Roll two dice and add them. The total — 2 to 12 — isn't fixed; it's a number that depends on chance. That's a random variable: a number waiting for the universe to decide it.
A random variable assigns a number to each outcome of a random experiment. It can be discrete (countable values: dice totals, number of heads) or continuous (any value in a range: heights, waiting times).
Every probability distribution, every expected value, every statistical model is built on random variables. They're the noun that probability is about.
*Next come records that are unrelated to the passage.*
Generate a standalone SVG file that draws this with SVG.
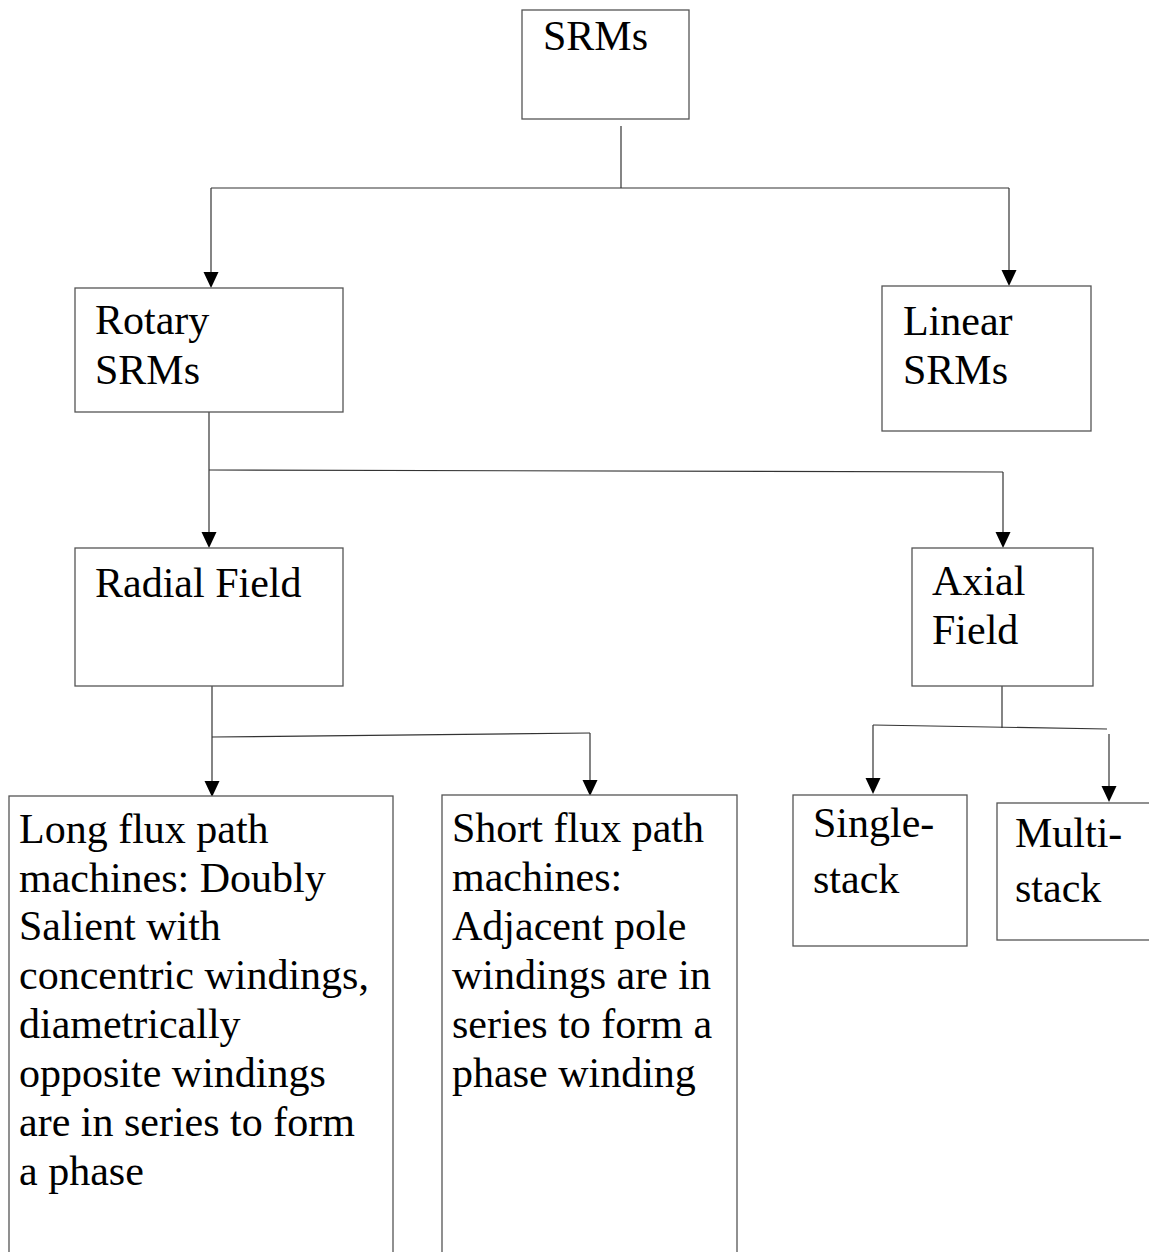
<svg xmlns="http://www.w3.org/2000/svg" width="1149" height="1252" viewBox="0 0 1149 1252">
<style>
.box{fill:#fff;stroke:#555;stroke-width:1.3}
.t{font-family:"Liberation Serif","Times New Roman",serif;font-size:42px;fill:#000}
.c{fill:none;stroke:#333;stroke-width:1.2}
.ah{fill:#000}
</style>
<rect width="1149" height="1252" fill="#fff"/>
<g id="connectors">
<line class="c" x1="621" y1="126" x2="621" y2="188"/>
<line class="c" x1="211" y1="188" x2="1009" y2="188"/>
<line class="c" x1="211" y1="188" x2="211" y2="273"/>
<line class="c" x1="1009" y1="188" x2="1009" y2="271"/>
<line class="c" x1="209" y1="412" x2="209" y2="533"/>
<line class="c" x1="209" y1="470" x2="1003" y2="472"/>
<line class="c" x1="1003" y1="472" x2="1003" y2="533"/>
<line class="c" x1="212" y1="686" x2="212" y2="782"/>
<line class="c" x1="212" y1="737" x2="590" y2="733"/>
<line class="c" x1="590" y1="733" x2="590" y2="781"/>
<line class="c" x1="1002" y1="686" x2="1002" y2="728"/>
<line class="c" x1="873" y1="725" x2="1107" y2="729"/>
<line class="c" x1="873" y1="725" x2="873" y2="779"/>
<line class="c" x1="1109" y1="734" x2="1109" y2="787"/>
<path class="ah" d="M203.5,272 L218.5,272 L211,288 Z"/>
<path class="ah" d="M1001.5,270 L1016.5,270 L1009,286 Z"/>
<path class="ah" d="M201.5,532 L216.5,532 L209,548 Z"/>
<path class="ah" d="M995.5,532 L1010.5,532 L1003,548 Z"/>
<path class="ah" d="M204.5,781 L219.5,781 L212,797 Z"/>
<path class="ah" d="M582.5,780 L597.5,780 L590,796 Z"/>
<path class="ah" d="M865.5,778 L880.5,778 L873,794 Z"/>
<path class="ah" d="M1101.5,786 L1116.5,786 L1109,802 Z"/>
</g>
<g id="node-srms">
<rect class="box" x="522" y="10" width="167" height="109"/>
<text class="t" x="543" y="50">SRMs</text>
</g>
<g id="node-rotary">
<rect class="box" x="75" y="288" width="268" height="124"/>
<text class="t" x="95" y="334">Rotary</text>
<text class="t" x="95" y="384">SRMs</text>
</g>
<g id="node-linear">
<rect class="box" x="882" y="286" width="209" height="145"/>
<text class="t" x="903" y="335">Linear</text>
<text class="t" x="903" y="384">SRMs</text>
</g>
<g id="node-radial">
<rect class="box" x="75" y="548" width="268" height="138"/>
<text class="t" x="95" y="597">Radial Field</text>
</g>
<g id="node-axial">
<rect class="box" x="912" y="548" width="181" height="138"/>
<text class="t" x="932" y="595">Axial</text>
<text class="t" x="932" y="644">Field</text>
</g>
<g id="node-long">
<rect class="box" x="9" y="796" width="384" height="480"/>
<text class="t" x="19" y="843">Long flux path</text>
<text class="t" x="19" y="892">machines: Doubly</text>
<text class="t" x="19" y="940">Salient with</text>
<text class="t" x="19" y="989">concentric windings,</text>
<text class="t" x="19" y="1038">diametrically</text>
<text class="t" x="19" y="1087">opposite windings</text>
<text class="t" x="19" y="1136">are in series to form</text>
<text class="t" x="19" y="1185">a phase</text>
</g>
<g id="node-short">
<rect class="box" x="442" y="795" width="295" height="480"/>
<text class="t" x="452" y="842">Short flux path</text>
<text class="t" x="452" y="891">machines:</text>
<text class="t" x="452" y="940">Adjacent pole</text>
<text class="t" x="452" y="989">windings are in</text>
<text class="t" x="452" y="1038">series to form a</text>
<text class="t" x="452" y="1087">phase winding</text>
</g>
<g id="node-single">
<rect class="box" x="793" y="795" width="174" height="151"/>
<text class="t" x="813" y="837">Single-</text>
<text class="t" x="813" y="893">stack</text>
</g>
<g id="node-multi">
<rect class="box" x="997" y="803" width="170" height="137"/>
<text class="t" x="1015" y="847">Multi-</text>
<text class="t" x="1015" y="902">stack</text>
</g>
</svg>
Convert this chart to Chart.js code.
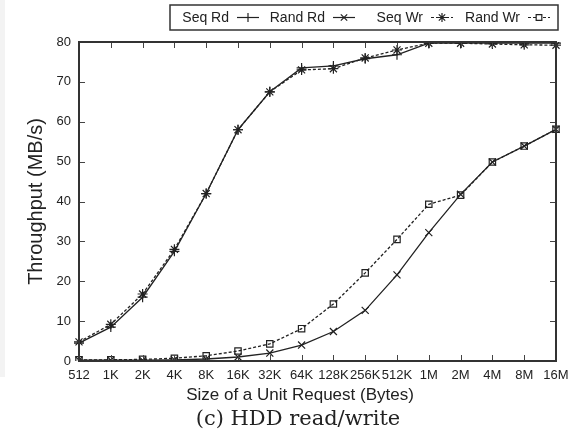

0 balls dropped through 8 rows of pegs. The dashed line is the theoretical normal curve — the histogram converges to it as you drop more.
Key ideas
- Discrete RV — takes specific values, each with a probability (a 'probability mass function').
- Continuous RV — described by a density curve; probabilities are areas under it.
- Expected value E(X) — the long-run average, Σ(value × probability).
- Variance — how much the variable typically deviates from its expected value.
Let X = the number on one fair die. What's E(X)?
Roll two dice, X = the sum. Why is 7 the most likely value?
There are 6 ways to roll a 7 (1+6, 2+5, …, 6+1) but only 1 way to roll a 2 or a 12. More outcomes map to 7, so it has the highest probability — the distribution of X peaks at 7.
A random variable isn't 'random' once observed — it's a *rule*, not a single number. 'X = die roll' is the variable; the 4 you actually rolled is a *realisation* of it.
Add up many independent random variables (like the left/right bounces in the Galton board above) and their sum tends toward a normal distribution — the Central Limit Theorem, the reason the bell curve is everywhere.
- A random variable = a number determined by a random outcome.
- Discrete (countable values) or continuous (density curve).
- E(X) is the long-run average; sums of many RVs go normal (CLT).